Moi, Nadine, handicapée, j'ai fait une crise d'épilepsie après avoir été séquestrée par mon supérieur

- - JEAN-PIERRE MULLER / AFP
Nadine, 45 ans, employée handicapée d'un Conforama de Niort (Deux-Sèvres):
"J'ai une maladie du système nerveux central qui me provoque des lésions sur le cerveau, la moelle épinière, les yeux. J'ai été opérée du cerveau en 2011 mais il me reste encore des lésions au cerveau. Suite à ces problèmes de santé et à mon opération, j'ai obtenu un poste aménagé en 2013. Ça se passait très bien jusqu'à l'arrivée de la nouvelle direction en 2015. Mais, un matin, le nouveau directeur m'a dit qu'il avait décidé que je n'avais plus le droit à un poste aménagé. Je lui ai répondu que ce n'était pas comme ça que ça se passait, qu'il fallait une décision d'un inspecteur du travail.

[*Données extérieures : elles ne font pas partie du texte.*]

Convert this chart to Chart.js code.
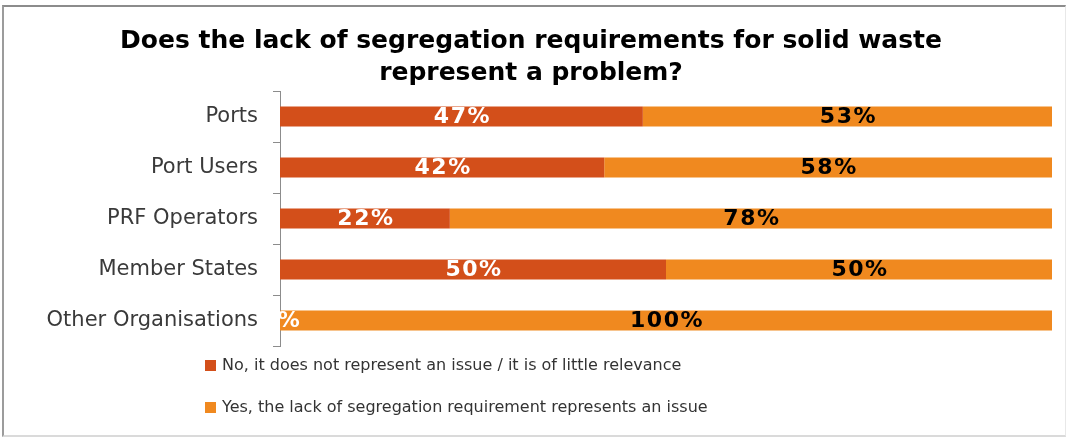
<!DOCTYPE html>
<html>
<head>
<meta charset="utf-8">
<script src="https://cdn.jsdelivr.net/npm/chart.js@4"></script>
<style>
  html, body { margin: 0; padding: 0; background: #fff; }
  #wrap { position: relative; width: 1067px; height: 439px; overflow: hidden; }
  #c { position: absolute; left: 0; top: 0; }
  #frame { position: absolute; left: 2px; top: 5px; width: 1061px; height: 428px;
    border-top: 2px solid #8c8c8c; border-left: 2px solid #9c9c9c;
    border-right: 1px solid #e8e8e8; border-bottom: 2px solid #dadada; pointer-events: none; }
</style>
</head>
<body>
<div id="wrap">
  <canvas id="c" width="1067" height="439"></canvas>
  <div id="frame"></div>
</div>
<script>
const titleLines = ['Does the lack of segregation requirements for solid waste', 'represent a problem?'];
const categories = ['Ports', 'Port Users', 'PRF Operators', 'Member States', 'Other Organisations'];
const seriesNames = ['No, it does not represent an issue / it is of little relevance',
                     'Yes, the lack of segregation requirement represents an issue'];
const noValues = [47, 42, 22, 50, 0];
const yesValues = [53, 58, 78, 50, 100];
const seriesColors = ['#D34F1A', '#F0891F'];
const labelColors = ['#FFFFFF', '#000000'];

const valueLabels = {
  id: 'valueLabels',
  afterDatasetsDraw(chart) {
    const ctx = chart.ctx, area = chart.chartArea;
    ctx.save();
    ctx.beginPath();
    ctx.rect(area.left, area.top, area.right - area.left, area.bottom - area.top);
    ctx.clip();
    ctx.font = 'bold 22px "DejaVu Sans"';
    try { ctx.letterSpacing = '1.5px'; } catch (e) {}
    ctx.textAlign = 'center';
    ctx.textBaseline = 'middle';
    chart.data.datasets.forEach((ds, di) => {
      const meta = chart.getDatasetMeta(di);
      meta.data.forEach((el, i) => {
        const cx = (el.x + el.base) / 2 + 1;
        ctx.fillStyle = labelColors[di];
        ctx.fillText(ds.data[i] + '%', cx, el.y + 1);
      });
    });
    ctx.restore();
  }
};

const customLegend = {
  id: 'customLegend',
  afterDraw(chart) {
    const ctx = chart.ctx;
    ctx.save();
    ctx.font = '16px "DejaVu Sans"';
    ctx.textAlign = 'left';
    ctx.textBaseline = 'middle';
    const rows = [365, 407];
    chart.data.datasets.forEach((ds, di) => {
      const y = rows[di];
      ctx.fillStyle = ds.backgroundColor;
      ctx.fillRect(205, y - 5, 11, 11);
      ctx.fillStyle = '#333333';
      ctx.fillText(ds.label, 222, y + 1);
    });
    ctx.restore();
  }
};

new Chart(document.getElementById('c'), {
  type: 'bar',
  data: {
    labels: categories,
    datasets: [
      { label: seriesNames[0], data: noValues, backgroundColor: seriesColors[0] },
      { label: seriesNames[1], data: yesValues, backgroundColor: seriesColors[1] }
    ]
  },
  options: {
    indexAxis: 'y',
    responsive: false,
    animation: false,
    devicePixelRatio: 1,
    layout: { padding: { left: 10, right: 15, top: 0, bottom: 93 } },
    datasets: { bar: { barPercentage: 0.39, categoryPercentage: 1.0, borderWidth: 0 } },
    plugins: {
      legend: { display: false },
      tooltip: { enabled: false },
      title: {
        display: true,
        text: titleLines,
        color: '#000000',
        font: { family: '"DejaVu Sans"', size: 25, weight: 'bold', lineHeight: 1.3 },
        padding: { top: 25, bottom: 1 }
      }
    },
    scales: {
      x: { stacked: true, min: 0, max: 100, display: false },
      y: {
        stacked: true,
        afterFit(s) { s.width = 270; },
        border: { display: true, color: '#8c8c8c', width: 1 },
        grid: { drawOnChartArea: false, drawTicks: true, tickLength: 7, color: '#8c8c8c', offset: true },
        ticks: { color: '#3a3a3a', font: { family: '"DejaVu Sans"', size: 21 }, padding: 15 }
      }
    }
  },
  plugins: [valueLabels, customLegend]
});
</script>
</body>
</html>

"C'est humiliant, dégradant"
Le directeur m'a répliqué que c'était lui qui décidait et non pas l'inspecteur. Je suis donc allée voir la médecine du travail qui lui a fait un premier rappel, puis un deuxième. Au total, ils ont fait cinq rappels. Ensuite, un inspecteur est venu et lui a demandé de remettre le poste en question. Il ne l'a jamais fait. J'ai seulement un semblant de poste aménagé avec un semblant d'ordinateur, une chaise de bureau non adaptée, un poste de travail qui n'en est pas un.
En fait, à l'heure actuelle, chez Conforma, je ne dois plus justifier de mes bons résultats, comme une employée normale. Moi, tous les six mois, je passe devant le médecin de l'inspection du travail pour justifier mon dossier médical. Précisément, je dois justifier que je suis apte à travailler parce que mon directeur conteste cette aptitude. C'est humiliant. C'est dégradant. Tous les six mois, je revis ma maladie… Je reprends en pleine gueule que je suis malade. C'est affreux.

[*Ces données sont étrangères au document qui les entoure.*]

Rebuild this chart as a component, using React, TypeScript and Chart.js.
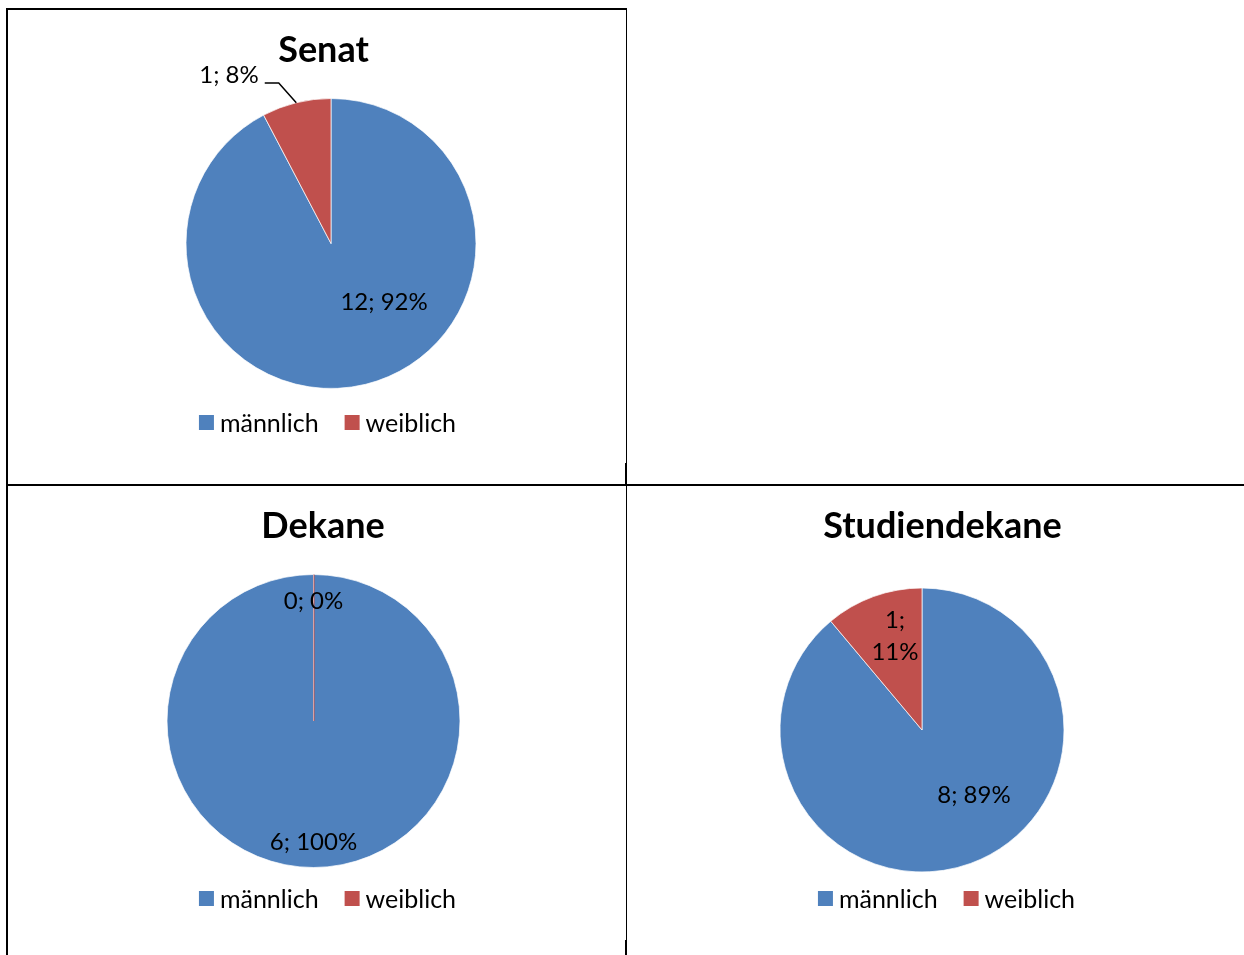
import React, { useEffect, useRef } from 'react';
import { Chart, registerables } from 'chart.js';

Chart.register(...registerables);

// ---- data ----
const categories = ['männlich', 'weiblich'];
const senatValues = [12, 1];
const dekaneValues = [6, 0];
const studiendekaneValues = [8, 1];
const seriesColors = ['#4F81BD', '#C0504D'];

// ---- style / layout ----
const FONT = 'Lato, "Open Sans", sans-serif';
const LABEL_SIZE = 24;
const LEGEND_SIZE = 25;
const TITLE_SIZE = 36;

type Placement = { angle: number; frac: number; wrap?: boolean; leader?: boolean };
type Spec = {
  title: string;
  values: number[];
  cell: { left: number; top: number; width: number; height: number };
  pie: { cx: number; cy: number; r: number };
  titleX: number;
  titleBase: number;
  legendX: number;
  legendMid: number;
  labels: Placement[];
};

const specs: Spec[] = [
  {
    title: 'Senat',
    values: senatValues,
    cell: { left: 8, top: 10, width: 617, height: 474 },
    pie: { cx: 331, cy: 243.5, r: 145 },
    titleX: 323.5,
    titleBase: 62,
    legendX: 327.5,
    legendMid: 422.5,
    labels: [
      { angle: 137.8, frac: 0.545 },
      { angle: 328.8, frac: 1.358, leader: true },
    ],
  },
  {
    title: 'Dekane',
    values: dekaneValues,
    cell: { left: 8, top: 487, width: 617, height: 468 },
    pie: { cx: 313.5, cy: 721, r: 146.5 },
    titleX: 323,
    titleBase: 538,
    legendX: 327.5,
    legendMid: 898.5,
    labels: [
      { angle: 180, frac: 0.83 },
      { angle: 0, frac: 0.82 },
    ],
  },
  {
    title: 'Studiendekane',
    values: studiendekaneValues,
    cell: { left: 628, top: 487, width: 616, height: 468 },
    pie: { cx: 922, cy: 730, r: 142 },
    titleX: 942.5,
    titleBase: 538,
    legendX: 946.5,
    legendMid: 898.5,
    labels: [
      { angle: 141.3, frac: 0.585 },
      { angle: 344, frac: 0.69, wrap: true },
    ],
  },
];

function labelText(values: number[], i: number): string {
  const sum = values.reduce((a, b) => a + b, 0);
  const pct = sum ? Math.round((values[i] / sum) * 100) : 0;
  return `${values[i]}; ${pct}%`;
}

function PieCell({ spec }: { spec: Spec }) {
  const ref = useRef<HTMLCanvasElement | null>(null);

  useEffect(() => {
    const canvas = ref.current;
    if (!canvas) return;
    const { cell, pie } = spec;
    const cxc = pie.cx - cell.left;
    const cyc = pie.cy - cell.top;
    const s = pie.r + 0.5;

    const overlay = {
      id: 'overlay-' + spec.title,
      afterDatasetsDraw(chart: any) {
        const ctx = chart.ctx as CanvasRenderingContext2D;
        const meta = chart.getDatasetMeta(0);
        const a0 = meta.data[0] as any;
        const cx = a0.x;
        const cy = a0.y;
        const r = a0.outerRadius;
        ctx.save();

        // zero-value slices show as a thin line
        spec.values.forEach((v, i) => {
          if (v === 0) {
            const arc = meta.data[i] as any;
            const ang = arc.startAngle;
            ctx.strokeStyle = seriesColors[i];
            ctx.lineWidth = 1;
            ctx.beginPath();
            ctx.moveTo(cx + 0.5, cy);
            ctx.lineTo(cx + 0.5 + r * Math.cos(ang), cy + r * Math.sin(ang));
            ctx.stroke();
          }
        });

        // data labels
        ctx.fillStyle = '#000';
        ctx.font = `${LABEL_SIZE}px ${FONT}`;
        ctx.textAlign = 'center';
        ctx.textBaseline = 'middle';
        spec.values.forEach((v, i) => {
          const p = spec.labels[i];
          const th = (p.angle * Math.PI) / 180;
          const x = cx + p.frac * r * Math.sin(th);
          const y = cy - p.frac * r * Math.cos(th);
          const txt = labelText(spec.values, i);
          if (p.wrap) {
            const parts = txt.split(' ');
            const lh = 32;
            parts.forEach((t, k) => {
              ctx.fillText(t, x, y + (k - (parts.length - 1) / 2) * lh);
            });
          } else {
            ctx.fillText(txt, x, y);
          }
          if (p.leader) {
            const w = ctx.measureText(txt).width;
            const arc = meta.data[i] as any;
            const mid = (arc.startAngle + arc.endAngle) / 2;
            const sx = x + w / 2 + 6;
            const sy = y + 8;
            ctx.strokeStyle = '#000';
            ctx.lineWidth = 1.5;
            ctx.beginPath();
            ctx.moveTo(sx, sy);
            ctx.lineTo(sx + 14, sy);
            ctx.lineTo(cx + r * Math.cos(mid), cy + r * Math.sin(mid));
            ctx.stroke();
          }
        });

        // title
        ctx.fillStyle = '#000';
        ctx.font = `bold ${TITLE_SIZE}px ${FONT}`;
        ctx.textBaseline = 'alphabetic';
        ctx.textAlign = 'center';
        ctx.fillText(spec.title, spec.titleX - cell.left, spec.titleBase - cell.top);

        // legend
        ctx.font = `${LEGEND_SIZE}px ${FONT}`;
        ctx.textAlign = 'left';
        ctx.textBaseline = 'middle';
        const box = 15;
        const gapText = 6;
        const gapItem = 26;
        const widths = categories.map((c) => ctx.measureText(c).width);
        const total =
          widths.reduce((acc, w) => acc + box + gapText + w, 0) + gapItem * (categories.length - 1);
        let x = spec.legendX - cell.left - total / 2;
        const ym = spec.legendMid - cell.top;
        categories.forEach((c, i) => {
          ctx.fillStyle = seriesColors[i];
          ctx.fillRect(x, ym - box / 2, box, box);
          ctx.fillStyle = '#000';
          ctx.fillText(c, x + box + gapText, ym + 1);
          x += box + gapText + widths[i] + gapItem;
        });
        ctx.restore();
      },
    };

    const chart = new Chart(canvas, {
      type: 'pie',
      data: {
        labels: categories,
        datasets: [
          {
            data: spec.values,
            backgroundColor: seriesColors,
            borderColor: 'rgba(255,255,255,0.7)',
            borderWidth: 1,
          },
        ],
      },
      options: {
        responsive: false,
        animation: false,
        events: [],
        layout: {
          padding: {
            left: cxc - s,
            top: cyc - s,
            right: cell.width - (cxc + s),
            bottom: cell.height - (cyc + s),
          },
        },
        plugins: {
          legend: { display: false },
          title: { display: false },
          tooltip: { enabled: false },
        },
      },
      plugins: [overlay],
    });
    return () => chart.destroy();
  }, [spec]);

  return (
    <canvas
      ref={ref}
      width={spec.cell.width}
      height={spec.cell.height}
      style={{
        position: 'absolute',
        left: spec.cell.left,
        top: spec.cell.top,
        width: spec.cell.width,
        height: spec.cell.height,
      }}
    />
  );
}

const line = (left: number, top: number, width: number, height: number) => (
  <div
    style={{ position: 'absolute', left, top, width, height, background: '#000' }}
  />
);

export default function App() {
  return (
    <div
      style={{
        position: 'absolute',
        left: 0,
        top: 0,
        width: 1244,
        height: 955,
        background: '#fff',
        overflow: 'hidden',
      }}
    >
      {specs.map((s) => (
        <PieCell key={s.title} spec={s} />
      ))}
      {line(6, 8, 621, 2)}
      {line(6, 8, 2, 947)}
      {line(626, 8, 1, 947)}
      {line(625, 463, 2, 22)}
      {line(625, 940, 2, 15)}
      {line(6, 484, 1238, 2)}
    </div>
  );
}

"J'ai plus de maux de tête, de stress"
En raison de mon handicap, mon poste doit se trouver en retrait de la clientèle, au calme alors que, là, je me retrouve avec les clients, avec du monde autour. Je n'arrive pas à me concentrer. Or, j'ai besoin de plus de concentration qu'une personne 'normale' en raison de ma maladie du système nerveux. Du coup, j'ai plus de maux de tête, de stress.

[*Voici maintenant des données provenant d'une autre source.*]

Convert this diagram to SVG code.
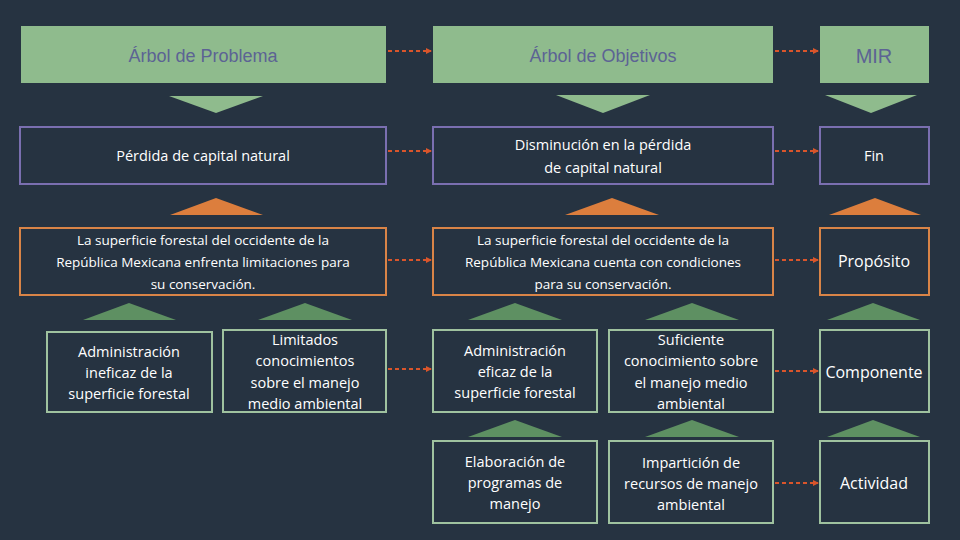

Il y a 15 jours, mon supérieur m'a fait venir dans un local, qui sert de réserve. Il a fermé les portes à l'aide de bannette de papiers et m'a demandée de lui donner un carnet. Il s'agit d'un carnet personnel dans lequel je note certaines choses pour m'en souvenir. Je recense notamment les dégradations de ma condition de travail. J'ai noté par exemple la fois où il m'a dit que je ferais mieux d'aller chez FO (Nadine est syndiquée à la CGT, NDLR) comme ça j'aurais moins d'emmerdes. J'y ai noté toutes les intimidations de ma direction. Pour que je m'en rappelle vu que j'ai des problèmes de mémoire… Il y a aussi mes mots de passe professionnels.
"J'ai porté plainte"
Comme je ne voulais pas le lui remettre, j'ai sorti mon téléphone portable et lui ai dit qu'il était minable de se servir de ces méthodes pour m'intimider. Il a commencé à prendre peur et m'a libérée au bout de quinze minutes. Quand il est parti, un collègue m'a trouvé très mal. On est allés en salle de pause et j'ai fait une crise d'épilepsie. Les pompiers sont arrivés et m'ont emmené. Suite à ça, je suis en arrêt maladie jusqu'au 28 mars.
J'ai porté plainte le lendemain et la CGT devrait se porter partie civile. J'ai aussi déposé mon dossier devant le Défenseur des droits. Ils m'ont dit que mon entreprise faisait de la discrimination sur mon handicap et de la discrimination syndicale. Désormais, j'attends que Conforama France prenne conscience de ce que je vis. J'aime l'enseigne pour laquelle je travaille et j'ai envie de continuer à y travailler. Il y a deux ans ça se passait très bien. Je pense donc que mes problèmes existent à cause de la direction, plus précisément à mon directeur. J'espère donc que Conforama France ouvrira les yeux sur le management actuel et ne couvrira pas ses agissements. C'est tout ce que je demande".